Совесть, честь, стыд - выражения переживания этого "бытия-под-взглядом", "не-алиби-в-бытии", надежды, что есть кто-то, кто поймет до конца, поймет и простит. И эта точка соотнесения в сердце души, в котором коренятся свобода и ответственность, а значит и бытие. Око Господне под куполом храма или на фронтоне, прямой взгляд открытым зрачком с иконы, или портрета вождя, создающий эффект "слежения" - социализированные формы "напоминания" об этом переживании.

Таким образом, исповедь – сюжет человеческого измерения бытия как "бытия-под-взглядом", сюжет стремления быть соотнесенным, правильно понятым, стремления объясниться. И это стремление может проявляться по-разному. Например, действительно, эксгибиционистски, как самозванное навязывание себя. Причем, не обязательно ограничивая себя словом, а дополняя его жестом, позой, поведением.

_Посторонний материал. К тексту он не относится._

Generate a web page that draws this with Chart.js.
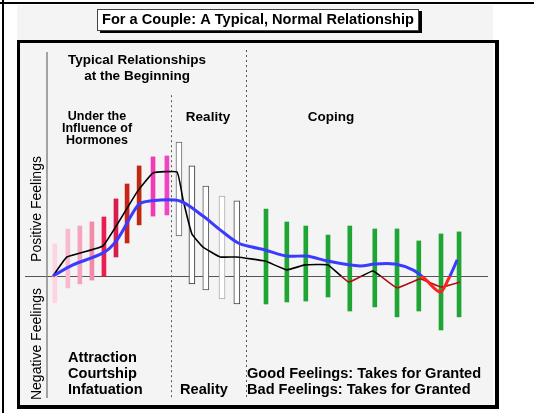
<!DOCTYPE html>
<html>
<head>
<meta charset="utf-8">
<title>For a Couple: A Typical, Normal Relationship</title>
<script src="https://cdn.jsdelivr.net/npm/chart.js@4.4.0/dist/chart.umd.min.js"></script>
<style>
  html, body { margin: 0; padding: 0; background: #fff; }
</style>
</head>
<body>
<canvas id="chart" width="534" height="413"></canvas>
<script>
// Phase 1: "Under the Influence of Hormones" (pink / red bars)
const hormoneX    = [1.7, 4.5, 7.1, 9.7, 12.3, 14.9, 17.3, 19.9, 22.9, 25.9];
const hormoneLow  = [-11.9, -5.3, -3.5, -1.8, 0, 8.4, 14.6, 22.6, 26.5, 27.0];
const hormoneHigh = [14.2, 20.8, 22.1, 23.9, 26.1, 34.1, 40.7, 48.7, 52.7, 53.1];
const hormoneColors = ["#fcd4e4", "#f9b9d0", "#f6a3c0", "#f28aa8", "#ec1c50",
                       "#d61d4d", "#c8241c", "#c02810", "#f23ab4", "#f044c4"];

// Phase 2: "Reality" (hollow grey bars)
const realityX    = [28.5, 31.3, 34.3, 37.8, 41.0];
const realityLow  = [17.7, -3.5, -6.2, -10.2, -12.4];
const realityHigh = [59.3, 48.7, 39.8, 35.4, 33.2];
const realityColors = ["#666666", "#333333", "#555555", "#aaaaaa", "#444444"];

// Phase 3: "Coping" (green bars)
const copingX    = [47.3, 51.8, 55.9, 60.7, 65.4, 70.8, 75.6, 80.3, 85.1, 89.0];
const copingLow  = [-12.4, -11.5, -11.1, -9.3, -15.5, -13.7, -18.1, -15.5, -23.9, -18.1];
const copingHigh = [29.6, 23.9, 22.1, 18.1, 22.1, 20.8, 20.8, 15.5, 18.6, 19.5];

// Black line
const blackX = [1.3, 4.3, 12.1, 19.4, 22.9, 28.1, 29.4, 31.3, 33.7, 37.4, 41.0, 47.1,
                51.8, 55.7, 60.7, 65.2, 70.4, 75.6, 80.6, 85.1, 89.2];
const blackY = [0, 8.4, 13.3, 37, 45.6, 46, 33.6, 18.6, 12.8, 8.4, 8.4, 6.6,
                2.7, 4.9, 4.9, -2.7, 2.2, -5.3, -1.3, -4.9, -2.7];

// Blue line
const blueX = [1.3, 5.6, 12.1, 15.1, 19.7, 22.2, 28.7, 33.7, 37.4, 41.3, 44.3, 47.1,
               51.8, 56.1, 60.7, 67.6, 70.8, 75.1, 79.0, 81.5, 84.9, 86.6, 88.6];
const blueY = [0, 4.9, 10.2, 15.9, 31.4, 33.2, 33.2, 26.5, 20.4, 14.6, 12.8, 11.5,
               8.8, 8.8, 6.6, 4.4, 5.3, 5.3, 2.7, -1, -7.1, -1.8, 7.1];

// Separadores de fases
const phaseBreaks = [26.8, 43.0];
const phaseBreakTops = [80, 100];

const FONT = "'Liberation Sans', Arial, Helvetica, sans-serif";

function toBars(xs, lows, highs) {
    return xs.map((x, i) => ({ x: x, y: [lows[i], highs[i]] }));
}
function toPoints(xs, ys) {
    return xs.map((x, i) => ({ x: x, y: ys[i] }));
}

// Color por encima / por debajo de cero
function splitColor(above, below) {
    return (ctx) => {
        const chart = ctx.chart;
        const area = chart.chartArea;
        if (!area) return above;
        const zero = chart.scales.y.getPixelForValue(0);
        const t = Math.min(1, Math.max(0, (zero - area.top) / (area.bottom - area.top)));
        const g = chart.ctx.createLinearGradient(0, area.top, 0, area.bottom);
        g.addColorStop(0, above);
        g.addColorStop(t, above);
        g.addColorStop(t, below);
        g.addColorStop(1, below);
        return g;
    };
}

// Marco, fondo y caja del título
const framePlugin = {
    id: "frame",
    beforeDraw(chart) {
        const c = chart.ctx;
        c.save();
        c.fillStyle = "#ffffff";
        c.fillRect(0, 0, chart.width, chart.height);
        c.fillStyle = "#f4f4f4";
        c.fillRect(17, 5, 476, 403);
        c.fillStyle = "#000";
        c.fillRect(0, 2, chart.width, 2);
        c.fillRect(2, 0, 2, chart.height);
        // inner box
        c.fillRect(17, 40, 482, 3);
        c.fillRect(17, 40, 3, 369);
        c.fillRect(495, 40, 4, 369);
        c.fillRect(17, 405, 482, 4);
        // title box
        c.fillStyle = "#ffffff";
        c.fillRect(97, 9, 321, 21);
        c.fillStyle = "#000";
        c.fillRect(419, 11, 3, 22);
        c.fillRect(100, 30, 322, 3);
        c.strokeStyle = "#444";
        c.lineWidth = 1;
        c.strokeRect(97.5, 9.5, 321, 21);
        c.fillStyle = "#000";
        c.font = "bold 14.6px " + FONT;
        c.textAlign = "center";
        c.textBaseline = "middle";
        c.fillText("For a Couple: A Typical, Normal Relationship", 258, 20);
        c.restore();
    },
    beforeDatasetsDraw(chart) {
        const c = chart.ctx;
        const x = chart.scales.x, y = chart.scales.y, a = chart.chartArea;
        c.save();
        // zero line
        c.strokeStyle = "#555";
        c.lineWidth = 1;
        const z = Math.round(y.getPixelForValue(0)) + 0.5;
        c.beginPath();
        c.moveTo(a.left, z);
        c.lineTo(a.right, z);
        c.stroke();
        // y axis
        c.strokeStyle = "#888";
        c.lineWidth = 1.5;
        const x0 = x.getPixelForValue(0);
        c.beginPath();
        c.moveTo(x0, a.top + 2);
        c.lineTo(x0, a.bottom);
        c.stroke();
        // dotted phase separators
        c.strokeStyle = "#555";
        c.lineWidth = 1;
        c.setLineDash([2, 3]);
        phaseBreaks.forEach((v, i) => {
            const px = Math.round(x.getPixelForValue(v)) + 0.5;
            c.beginPath();
            c.moveTo(px, y.getPixelForValue(phaseBreakTops[i]));
            c.lineTo(px, a.bottom);
            c.stroke();
        });
        c.restore();
    },
    afterDraw(chart) {
        const c = chart.ctx;
        c.save();
        c.fillStyle = "#000";
        c.textBaseline = "middle";
        c.textAlign = "center";
        c.font = "bold 13.5px " + FONT;
        c.fillText("Typical Relationships", 137, 60);
        c.fillText("at the Beginning", 137, 76);
        c.font = "bold 12.5px " + FONT;
        c.fillText("Under the", 97, 117);
        c.fillText("Influence of", 97, 129);
        c.fillText("Hormones", 97, 141);
        c.font = "bold 13.5px " + FONT;
        c.fillText("Reality", 208, 117);
        c.fillText("Coping", 331, 117);
        c.textAlign = "left";
        c.font = "bold 14.6px " + FONT;
        c.fillText("Attraction", 68, 358);
        c.fillText("Courtship", 68, 374);
        c.fillText("Infatuation", 68, 390);
        c.fillText("Reality", 180, 390);
        c.fillText("Good Feelings: Takes for Granted", 247, 374);
        c.fillText("Bad Feelings: Takes for Granted", 247, 390);
        // rotated axis labels
        c.font = "14px " + FONT;
        c.textAlign = "center";
        c.save();
        c.translate(37, 209);
        c.rotate(-Math.PI / 2);
        c.fillText("Positive Feelings", 0, 0);
        c.restore();
        c.save();
        c.translate(37, 344);
        c.rotate(-Math.PI / 2);
        c.fillText("Negative Feelings", 0, 0);
        c.restore();
        c.restore();
    }
};

new Chart(document.getElementById("chart"), {
    type: "bar",
    data: {
        datasets: [
            {
                type: "line",
                label: "Partner A",
                data: toPoints(blueX, blueY),
                borderColor: splitColor("#3b3bff", "#ff2020"),
                borderWidth: 3,
                tension: 0.3,
                pointRadius: 0,
                fill: false,
                order: 0
            },
            {
                type: "line",
                label: "Partner B",
                data: toPoints(blackX, blackY),
                borderColor: splitColor("#000000", "#b01010"),
                borderWidth: 1.6,
                tension: 0.1,
                pointRadius: 0,
                fill: false,
                order: 1
            },
            {
                label: "Hormones",
                data: toBars(hormoneX, hormoneLow, hormoneHigh),
                backgroundColor: hormoneColors,
                borderWidth: 0,
                barThickness: 4,
                order: 2
            },
            {
                label: "Reality",
                data: toBars(realityX, realityLow, realityHigh),
                backgroundColor: "#ffffff",
                borderColor: realityColors,
                borderWidth: 1,
                borderSkipped: false,
                barThickness: 6,
                order: 2
            },
            {
                label: "Coping",
                data: toBars(copingX, copingLow, copingHigh),
                backgroundColor: "#1ea533",
                borderWidth: 0,
                barThickness: 4,
                order: 2
            }
        ]
    },
    options: {
        responsive: false,
        animation: false,
        grouped: false,
        layout: { padding: { left: 25, right: 46, top: 50, bottom: 15 } },
        scales: {
            x: { type: "linear", min: -4.75, max: 95.25, offset: false, display: false },
            y: { type: "linear", min: -54, max: 100, display: false }
        },
        plugins: {
            legend: { display: false },
            tooltip: { enabled: false }
        }
    },
    plugins: [framePlugin]
});
</script>
</body>
</html>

Еще одно воспоминание... Договорились с коллегой встретиться и обсудить материалы очередного сборника. Прихожу к нему в условленное время, звоню. Долго не открывают. Потом слышу в квартире зазвучала музыка. Звоню еще - открывает жена, указывает на дверь одной из комнат: "Он там". Захожу, звучит мощный хорал, "Он" сидит с ногами на диване под окном лицом к двери, в руках книга. Демонстративно, в упор меня не замечает. Поприветствовал его. В ответ: "А, это ты... А я работаю." Встал. -"Какую музыку тебе поставить?". – "Да я, – говорю, – по делу. Поговорим и бежать надо". После паузы, со вздохом: "Ах, какие мы с тобой разные". Одна из студенток говорила, что ходила на лекции этого коллеги только потому, что на них у него красиво рождаются мысли.

И хорошо, если этот философический эксгибиционизм является просто достаточно безобидным публичным интеллектуальным самовозбуждением, дополняемым иногда цитатническим фетишизмом. История и действительность дают примеры философского садизма (исповедальность советских философских разборок) и мазохизма (одно перестроечное самоуничижение философии чего стоит).